Erdoğan, “Önümüzdeki saatlerde sonuçlarını göreceğiz” şeklindeki ifade üzerine de “Saat veya gün. Belli olmaz, çünkü kolay yerler değil.” dedi.
Bedelli askerlik
Cumhurbaşkanı Erdoğan, bedelli askerlik konusunda bir takvim vermesine ilişkin soruya da bununla ilgili bir takvimi kendisinin vermesinin yanlış olacağını vurgulayarak, şu değerlendirmeyi yaptı:
“Bunu, benim başkan olduğum anda çalışacağım insan veya insanlar kimdir? Birinci derece Genelkurmay Başkanım’dır ve Milli Savunma Bakanım’dır. Onlarla beraber bunu tabii ki müzakere edeceğiz, tartışacağız. Şu anda bir defa ihtiyaç var mı yok mu, bu bir. İki, şu anda biz terörle mücadele ederken, bunun zamanlamasını nasıl yapağız. Çünkü bir tarafta terörle mücadele var, bir tarafta da bedelli askerlikle siz terörle mücadele noktasını bir kenara koyuyorsunuz. Onun için bu hassasiyeti göz önüne almamız lazım.”
Bu hassasiyet içerisinde bedelli askerliğin ne zaman çıkacağı konusunda diğerleri gibi bir adım atmayacağını vurgulayan Erdoğan, “Burada bir birikim var, bu birikimi de biliyoruz. Dolayısıyla biz şimdi Bay Muharrem gibi bu işin dışında değiliz ki. Elimizde de bir birikim var, bunun beklentisi var, yurt dışından var, yurt içinden var. Bunun rakamını çok cüzi bir miktara da indirdik. Şu anda bu kapıyı açtığımız zaman buraya ciddi bir huruç harekatı olacaktır. Aslında burayla ilgili atılacak çok farklı adımlar da var. Onun için ben Genelkurmay Başkanıma da Milli Savunma Bakanıma da söyledim. Biz bu yeni düzenlemeleri silahlı kuvvetlerle ilgili çok daha farklı ele almamız lazım.” dedi.

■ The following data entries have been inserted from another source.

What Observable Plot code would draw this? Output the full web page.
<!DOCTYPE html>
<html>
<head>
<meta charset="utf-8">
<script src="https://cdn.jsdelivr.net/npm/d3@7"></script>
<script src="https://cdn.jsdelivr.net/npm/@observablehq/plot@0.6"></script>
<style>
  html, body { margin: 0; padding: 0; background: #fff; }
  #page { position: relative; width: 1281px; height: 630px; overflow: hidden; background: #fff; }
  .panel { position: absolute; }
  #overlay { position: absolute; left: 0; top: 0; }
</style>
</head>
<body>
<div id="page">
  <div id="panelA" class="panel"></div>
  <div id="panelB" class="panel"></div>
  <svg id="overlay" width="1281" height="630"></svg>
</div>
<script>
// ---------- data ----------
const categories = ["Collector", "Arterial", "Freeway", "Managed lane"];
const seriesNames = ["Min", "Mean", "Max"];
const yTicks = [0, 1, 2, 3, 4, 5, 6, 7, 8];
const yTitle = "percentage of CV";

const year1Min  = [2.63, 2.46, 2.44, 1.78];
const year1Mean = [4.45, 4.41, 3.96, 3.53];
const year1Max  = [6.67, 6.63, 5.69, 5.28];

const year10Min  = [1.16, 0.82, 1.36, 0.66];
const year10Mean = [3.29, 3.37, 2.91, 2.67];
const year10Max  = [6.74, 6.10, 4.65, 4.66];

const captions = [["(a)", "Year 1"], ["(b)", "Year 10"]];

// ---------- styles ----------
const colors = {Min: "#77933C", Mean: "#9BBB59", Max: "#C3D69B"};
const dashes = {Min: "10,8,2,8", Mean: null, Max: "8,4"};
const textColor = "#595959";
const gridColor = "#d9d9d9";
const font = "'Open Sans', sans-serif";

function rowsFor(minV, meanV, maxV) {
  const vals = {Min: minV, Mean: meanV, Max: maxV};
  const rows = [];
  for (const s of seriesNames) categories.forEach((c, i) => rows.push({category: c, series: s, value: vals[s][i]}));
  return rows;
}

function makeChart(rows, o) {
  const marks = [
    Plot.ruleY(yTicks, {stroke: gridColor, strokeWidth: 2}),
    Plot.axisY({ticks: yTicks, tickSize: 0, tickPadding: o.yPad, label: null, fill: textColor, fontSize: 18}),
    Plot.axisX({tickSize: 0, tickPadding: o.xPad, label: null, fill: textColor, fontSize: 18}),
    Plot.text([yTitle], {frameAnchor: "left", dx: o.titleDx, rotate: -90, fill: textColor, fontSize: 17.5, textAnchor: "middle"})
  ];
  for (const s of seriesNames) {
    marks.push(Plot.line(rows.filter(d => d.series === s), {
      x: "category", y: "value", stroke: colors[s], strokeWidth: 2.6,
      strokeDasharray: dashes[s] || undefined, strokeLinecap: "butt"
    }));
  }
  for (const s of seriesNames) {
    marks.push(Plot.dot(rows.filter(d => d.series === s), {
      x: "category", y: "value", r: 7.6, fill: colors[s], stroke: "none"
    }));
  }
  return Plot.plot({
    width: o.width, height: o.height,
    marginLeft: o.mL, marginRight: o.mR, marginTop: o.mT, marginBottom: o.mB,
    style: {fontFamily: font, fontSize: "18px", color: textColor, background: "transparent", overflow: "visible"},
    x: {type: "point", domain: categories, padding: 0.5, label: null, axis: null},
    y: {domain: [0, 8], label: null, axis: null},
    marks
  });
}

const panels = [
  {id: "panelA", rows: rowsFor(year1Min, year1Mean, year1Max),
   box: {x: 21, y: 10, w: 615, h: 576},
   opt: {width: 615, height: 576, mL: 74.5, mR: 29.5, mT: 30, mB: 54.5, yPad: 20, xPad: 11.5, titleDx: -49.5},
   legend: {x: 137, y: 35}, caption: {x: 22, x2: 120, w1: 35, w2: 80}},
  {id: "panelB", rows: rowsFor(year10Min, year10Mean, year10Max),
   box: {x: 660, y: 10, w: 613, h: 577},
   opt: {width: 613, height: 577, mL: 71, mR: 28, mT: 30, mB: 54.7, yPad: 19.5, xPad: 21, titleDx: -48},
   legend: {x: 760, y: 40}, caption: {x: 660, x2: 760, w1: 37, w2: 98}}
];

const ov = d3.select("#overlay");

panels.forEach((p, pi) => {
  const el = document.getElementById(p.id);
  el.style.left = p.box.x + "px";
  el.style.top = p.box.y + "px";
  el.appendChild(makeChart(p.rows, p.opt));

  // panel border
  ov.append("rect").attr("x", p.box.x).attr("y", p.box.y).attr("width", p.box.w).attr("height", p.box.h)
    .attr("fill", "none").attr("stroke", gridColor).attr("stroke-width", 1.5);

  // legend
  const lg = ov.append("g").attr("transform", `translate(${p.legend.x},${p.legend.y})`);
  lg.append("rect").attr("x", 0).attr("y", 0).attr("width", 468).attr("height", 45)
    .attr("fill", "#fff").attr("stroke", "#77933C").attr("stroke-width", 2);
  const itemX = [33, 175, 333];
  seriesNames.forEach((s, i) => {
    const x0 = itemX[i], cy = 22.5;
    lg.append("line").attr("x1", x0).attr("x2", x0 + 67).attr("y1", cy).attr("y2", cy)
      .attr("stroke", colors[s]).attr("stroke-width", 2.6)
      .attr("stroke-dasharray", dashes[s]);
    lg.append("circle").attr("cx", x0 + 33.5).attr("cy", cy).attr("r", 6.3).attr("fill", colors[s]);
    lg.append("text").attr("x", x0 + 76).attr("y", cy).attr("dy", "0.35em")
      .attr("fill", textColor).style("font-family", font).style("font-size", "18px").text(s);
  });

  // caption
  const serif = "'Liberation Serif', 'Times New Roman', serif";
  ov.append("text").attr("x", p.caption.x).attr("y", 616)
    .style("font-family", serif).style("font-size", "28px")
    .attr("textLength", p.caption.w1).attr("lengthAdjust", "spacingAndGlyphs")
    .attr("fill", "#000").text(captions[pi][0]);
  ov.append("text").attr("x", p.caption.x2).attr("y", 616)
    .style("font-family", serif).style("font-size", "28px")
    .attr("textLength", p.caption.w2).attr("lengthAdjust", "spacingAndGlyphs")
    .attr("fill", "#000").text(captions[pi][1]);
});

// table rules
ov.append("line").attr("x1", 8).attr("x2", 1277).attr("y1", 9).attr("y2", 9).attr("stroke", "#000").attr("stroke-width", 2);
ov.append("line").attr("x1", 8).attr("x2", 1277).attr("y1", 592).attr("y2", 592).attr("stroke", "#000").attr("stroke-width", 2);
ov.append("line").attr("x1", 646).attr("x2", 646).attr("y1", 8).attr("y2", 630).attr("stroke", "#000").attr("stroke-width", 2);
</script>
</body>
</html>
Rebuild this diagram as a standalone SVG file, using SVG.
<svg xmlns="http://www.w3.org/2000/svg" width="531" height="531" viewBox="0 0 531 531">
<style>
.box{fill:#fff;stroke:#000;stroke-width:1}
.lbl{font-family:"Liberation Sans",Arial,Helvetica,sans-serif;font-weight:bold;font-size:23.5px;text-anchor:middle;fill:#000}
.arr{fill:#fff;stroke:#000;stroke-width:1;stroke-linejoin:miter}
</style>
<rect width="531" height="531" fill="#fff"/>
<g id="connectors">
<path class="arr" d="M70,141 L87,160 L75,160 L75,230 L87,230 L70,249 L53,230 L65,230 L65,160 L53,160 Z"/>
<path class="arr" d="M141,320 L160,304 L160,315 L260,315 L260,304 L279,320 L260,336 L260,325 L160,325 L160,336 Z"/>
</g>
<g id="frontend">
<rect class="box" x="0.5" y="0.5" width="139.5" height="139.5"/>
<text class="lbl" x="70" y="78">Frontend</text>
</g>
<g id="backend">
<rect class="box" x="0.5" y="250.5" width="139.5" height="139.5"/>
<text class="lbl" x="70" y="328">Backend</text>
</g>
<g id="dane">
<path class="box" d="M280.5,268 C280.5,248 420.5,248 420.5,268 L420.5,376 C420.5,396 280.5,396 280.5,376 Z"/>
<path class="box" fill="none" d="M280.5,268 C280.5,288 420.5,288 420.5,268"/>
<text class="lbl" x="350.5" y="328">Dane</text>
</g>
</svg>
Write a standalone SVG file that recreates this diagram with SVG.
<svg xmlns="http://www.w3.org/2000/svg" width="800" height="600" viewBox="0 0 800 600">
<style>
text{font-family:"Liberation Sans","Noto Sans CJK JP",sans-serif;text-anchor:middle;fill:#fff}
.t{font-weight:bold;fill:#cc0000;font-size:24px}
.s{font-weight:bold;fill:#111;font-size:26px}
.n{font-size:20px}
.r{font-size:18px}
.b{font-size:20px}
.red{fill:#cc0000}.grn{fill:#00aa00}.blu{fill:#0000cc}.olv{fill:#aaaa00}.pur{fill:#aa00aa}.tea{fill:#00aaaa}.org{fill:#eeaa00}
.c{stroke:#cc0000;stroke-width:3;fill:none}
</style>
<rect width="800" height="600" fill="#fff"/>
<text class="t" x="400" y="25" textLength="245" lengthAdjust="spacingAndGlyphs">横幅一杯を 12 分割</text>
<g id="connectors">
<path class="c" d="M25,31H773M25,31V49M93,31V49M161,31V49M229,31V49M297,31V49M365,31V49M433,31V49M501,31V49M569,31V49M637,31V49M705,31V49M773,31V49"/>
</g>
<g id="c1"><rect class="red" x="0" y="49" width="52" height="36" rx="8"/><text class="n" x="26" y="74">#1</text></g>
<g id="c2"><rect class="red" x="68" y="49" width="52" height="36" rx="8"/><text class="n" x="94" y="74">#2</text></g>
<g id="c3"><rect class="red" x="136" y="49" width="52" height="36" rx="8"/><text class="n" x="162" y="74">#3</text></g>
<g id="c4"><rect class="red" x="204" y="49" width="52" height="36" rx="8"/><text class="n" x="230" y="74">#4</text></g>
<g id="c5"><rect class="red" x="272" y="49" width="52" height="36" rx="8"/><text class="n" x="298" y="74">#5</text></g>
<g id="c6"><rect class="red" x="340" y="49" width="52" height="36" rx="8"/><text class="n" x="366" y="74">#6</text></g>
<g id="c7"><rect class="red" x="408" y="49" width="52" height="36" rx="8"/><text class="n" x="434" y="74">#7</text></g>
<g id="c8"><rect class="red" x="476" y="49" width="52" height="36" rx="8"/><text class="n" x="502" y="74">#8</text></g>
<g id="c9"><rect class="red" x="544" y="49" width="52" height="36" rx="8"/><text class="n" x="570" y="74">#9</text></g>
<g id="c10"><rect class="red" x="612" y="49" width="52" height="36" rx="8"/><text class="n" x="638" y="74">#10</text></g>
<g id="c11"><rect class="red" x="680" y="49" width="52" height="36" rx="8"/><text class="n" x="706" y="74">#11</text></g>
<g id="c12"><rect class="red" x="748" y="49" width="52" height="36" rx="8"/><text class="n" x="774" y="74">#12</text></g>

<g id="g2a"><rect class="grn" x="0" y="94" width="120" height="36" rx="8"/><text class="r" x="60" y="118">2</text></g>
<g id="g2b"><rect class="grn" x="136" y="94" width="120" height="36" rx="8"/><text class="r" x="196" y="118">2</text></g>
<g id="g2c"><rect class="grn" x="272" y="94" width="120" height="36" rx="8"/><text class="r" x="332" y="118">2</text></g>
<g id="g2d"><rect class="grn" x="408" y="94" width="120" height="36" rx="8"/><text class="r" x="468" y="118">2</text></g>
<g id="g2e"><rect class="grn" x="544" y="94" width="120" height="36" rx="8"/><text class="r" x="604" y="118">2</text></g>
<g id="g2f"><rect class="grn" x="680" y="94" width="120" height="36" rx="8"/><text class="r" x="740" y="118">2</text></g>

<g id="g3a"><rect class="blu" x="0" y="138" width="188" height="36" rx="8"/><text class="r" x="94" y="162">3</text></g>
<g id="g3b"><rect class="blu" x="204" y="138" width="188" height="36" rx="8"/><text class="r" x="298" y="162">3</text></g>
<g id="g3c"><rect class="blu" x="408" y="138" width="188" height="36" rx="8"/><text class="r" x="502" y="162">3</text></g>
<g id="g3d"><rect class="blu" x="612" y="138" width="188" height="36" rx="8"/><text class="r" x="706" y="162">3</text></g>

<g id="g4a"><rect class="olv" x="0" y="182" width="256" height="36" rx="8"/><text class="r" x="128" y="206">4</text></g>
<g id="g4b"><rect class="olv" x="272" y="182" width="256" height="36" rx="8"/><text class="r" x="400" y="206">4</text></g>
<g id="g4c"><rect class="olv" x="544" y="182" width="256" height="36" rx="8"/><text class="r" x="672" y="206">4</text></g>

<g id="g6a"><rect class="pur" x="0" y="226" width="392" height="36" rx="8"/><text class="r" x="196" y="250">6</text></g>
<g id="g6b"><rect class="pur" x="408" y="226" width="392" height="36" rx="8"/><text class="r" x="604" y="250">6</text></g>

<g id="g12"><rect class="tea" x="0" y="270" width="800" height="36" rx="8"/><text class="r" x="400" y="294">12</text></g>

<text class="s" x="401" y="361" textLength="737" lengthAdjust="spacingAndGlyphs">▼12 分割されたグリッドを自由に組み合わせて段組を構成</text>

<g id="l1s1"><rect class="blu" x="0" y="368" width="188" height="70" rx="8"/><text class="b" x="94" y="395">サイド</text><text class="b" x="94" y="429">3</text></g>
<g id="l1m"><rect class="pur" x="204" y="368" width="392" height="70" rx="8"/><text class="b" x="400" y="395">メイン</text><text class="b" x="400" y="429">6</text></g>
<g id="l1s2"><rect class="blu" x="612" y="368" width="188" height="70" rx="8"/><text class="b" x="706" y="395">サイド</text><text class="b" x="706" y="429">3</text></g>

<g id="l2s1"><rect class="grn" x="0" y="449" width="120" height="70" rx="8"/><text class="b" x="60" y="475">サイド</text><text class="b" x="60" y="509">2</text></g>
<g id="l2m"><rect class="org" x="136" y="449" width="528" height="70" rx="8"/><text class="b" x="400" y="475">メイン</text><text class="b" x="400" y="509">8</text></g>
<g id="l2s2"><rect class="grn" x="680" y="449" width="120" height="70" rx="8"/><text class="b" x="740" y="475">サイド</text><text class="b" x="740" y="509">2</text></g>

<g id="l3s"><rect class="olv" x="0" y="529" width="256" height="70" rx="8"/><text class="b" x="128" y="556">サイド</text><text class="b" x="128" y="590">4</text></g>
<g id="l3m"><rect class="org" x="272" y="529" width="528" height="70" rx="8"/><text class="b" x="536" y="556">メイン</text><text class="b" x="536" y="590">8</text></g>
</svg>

F-35 savaş uçaklarının gelip gelmeyeceğine ilişkin bir başka soru üzerine Cumhurbaşkanı Erdoğan, “Şu anda bir manisi yok. İşi Savunma Sanayi Müsteşarlığımız takip ediyor. Zaten pilot noktasında gönderildi, orada belli bir eğitim falan da aldılar. Takvim çalışıyor. Şu ana kadar da 800 milyon dolar biz bunlar karşılığında ödeme yaptık. Bu ödemelerimiz de aksamadan devam ediyor. Yani biz bir defa sözleşmemize sadığız, herhangi bir orada da aksama söz konusu değil.” karşılığını verdi.